Tuesday, October 13, 2009

On Georgia Gulf Corp (GGC) Options Contracts

There has been a fair amount of confusion about the GGC options contracts in light of the 25-1 reverse split that took place this summer.

The CBOE put out a report, Research Circular #RS09-285, on this topic:

All GGC options will be adjusted to require the receipt or delivery of: 4 shares of "New" Georgia Gulf Corporation ("GGC") Common Stock. Strike prices will remain the same. The option symbol will change to GCP. Premiums for the adjusted GCP options will continue to be calculated on the basis of a multiplier of 100, i.e., for premium and strike-price extensions, 1.00 will equal $100.
The adjustment pertained to all outstanding options contracts through February 2010, which were and are the latest expiration available.

This has been problematic because the 2.5 pre-split option contract represents a 62.5 post-split/"New" price. The result is that the lowest strike puts are deep in the money, which limits the return (as a percentage of the option premium) that one can make if GGC tanks.

What I hope is that new contracts are rolled out soon based on the "New" prices.
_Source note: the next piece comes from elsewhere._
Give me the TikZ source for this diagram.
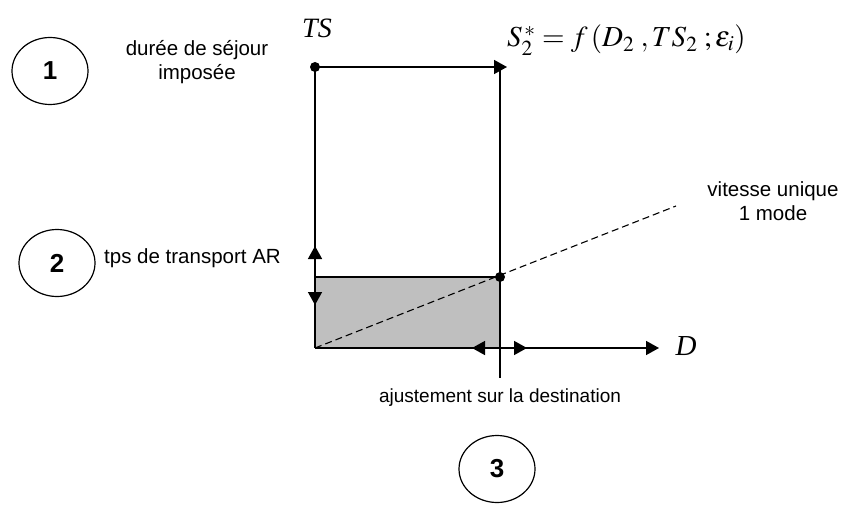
\documentclass[tikz,border=0pt]{standalone}
\usepackage{mathptmx}
\usepackage{fontspec}
\setmainfont{Liberation Sans}
\newfontfamily\serifit{Liberation Serif}
\usetikzlibrary{arrows.meta,shapes.geometric}
\begin{document}
\begin{tikzpicture}[x=1pt,y=-1pt,
  ln/.style={line width=1.5pt},
  tip/.style={-{Triangle[length=13pt,width=14pt]}},
  lbl/.style={font=\fontsize{20.5}{24.5}\selectfont,align=center,inner sep=0pt},
  num/.style={draw,line width=1.2pt,ellipse,minimum width=76pt,minimum height=67pt,inner sep=0pt,font=\fontsize{26}{30}\selectfont\bfseries},
  dot/.style={circle,fill=black,inner sep=0pt,minimum size=10pt}]
\useasboundingbox (0,0) rectangle (842,505);
% coordinates
\coordinate (O) at (315,348);
\coordinate (TL) at (315,67);
\coordinate (TR) at (500,67);
\coordinate (TRtip) at (507,67);
\coordinate (P) at (500,277);
\coordinate (Pl) at (315,277);
\coordinate (VB) at (500,378);
\coordinate (Ax) at (500,348);
\coordinate (Dend) at (659,348);
\coordinate (dashend) at (676,206);
\coordinate (up) at (315,246);
\coordinate (down) at (315,305);
\coordinate (left) at (472,348);
\coordinate (right) at (527,348);
% gray box
\fill[gray!50] (Pl) rectangle (Ax);
\draw[ln] (Pl) -- (P);
\draw[ln] (O) -- (TL);
\draw[ln] (TR) -- (VB);
\draw[ln,tip] (TL) -- (TRtip);
\draw[ln,tip] (O) -- (Dend);
\draw[ln,tip] (Pl) -- (up);
\draw[ln,tip] (Pl) -- (down);
\draw[ln,tip] (Ax) -- (left);
\draw[ln,tip] (Ax) -- (right);
\draw[line width=1.1pt,dash pattern=on 7pt off 4pt] (O) -- (dashend);
\node[dot] (d1) at (TL) {};
\node[dot] (d2) at (P) {};
% labels
\node[inner sep=0pt,font=\fontsize{28}{32}\selectfont\serifit\itshape] (TS) at (317,28) {TS};
\node[inner sep=0pt,font=\fontsize{29}{32}\selectfont\serifit\itshape] (D) at (686,346) {D};
\node[inner sep=0pt,font=\fontsize{29}{32}\selectfont,anchor=west] (f) at (507,40) {$S_2^{\,*} = f\,(D_2\;,TS_2\;;\varepsilon_i)$};
\node[lbl] (t1) at (197,62) {durée de séjour\\imposée};
\node[lbl,anchor=west] (t2) at (104,258) {tps de transport AR};
\node[lbl] (t3) at (773,201) {vitesse unique\\1 mode};
\node[lbl,font=\fontsize{19}{23}\selectfont] (t4) at (500,398) {ajustement sur la destination};
\node[num] (c1) at (50,71) {1};
\node[num] (c2) at (57,263) {2};
\node[num] (c3) at (497,469) {3};
\end{tikzpicture}
\end{document}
That is, I would love to be buying $25 strike puts for say $5, which would return a good 4x rather than the 30% that is achievable now with the crummy 2.5 strike options.

2 comments:

eh said...

What I hope is that new contracts are rolled out soon based on the "New" prices.

OK, that makes sense.

But by that time, more people will have caught on to what's happened, or more importantly to what is likely to happen, and then even the new puts will probably be rather expensive, perhaps too expensive to be really attractive. I mean, option writers aren't that dumb, are they?

CP said...

You have to look at these opportunities using expected value (EV) as your one and only metric.

Even though the options are expensive now, the expected value offers a return more than commensurate with the risk.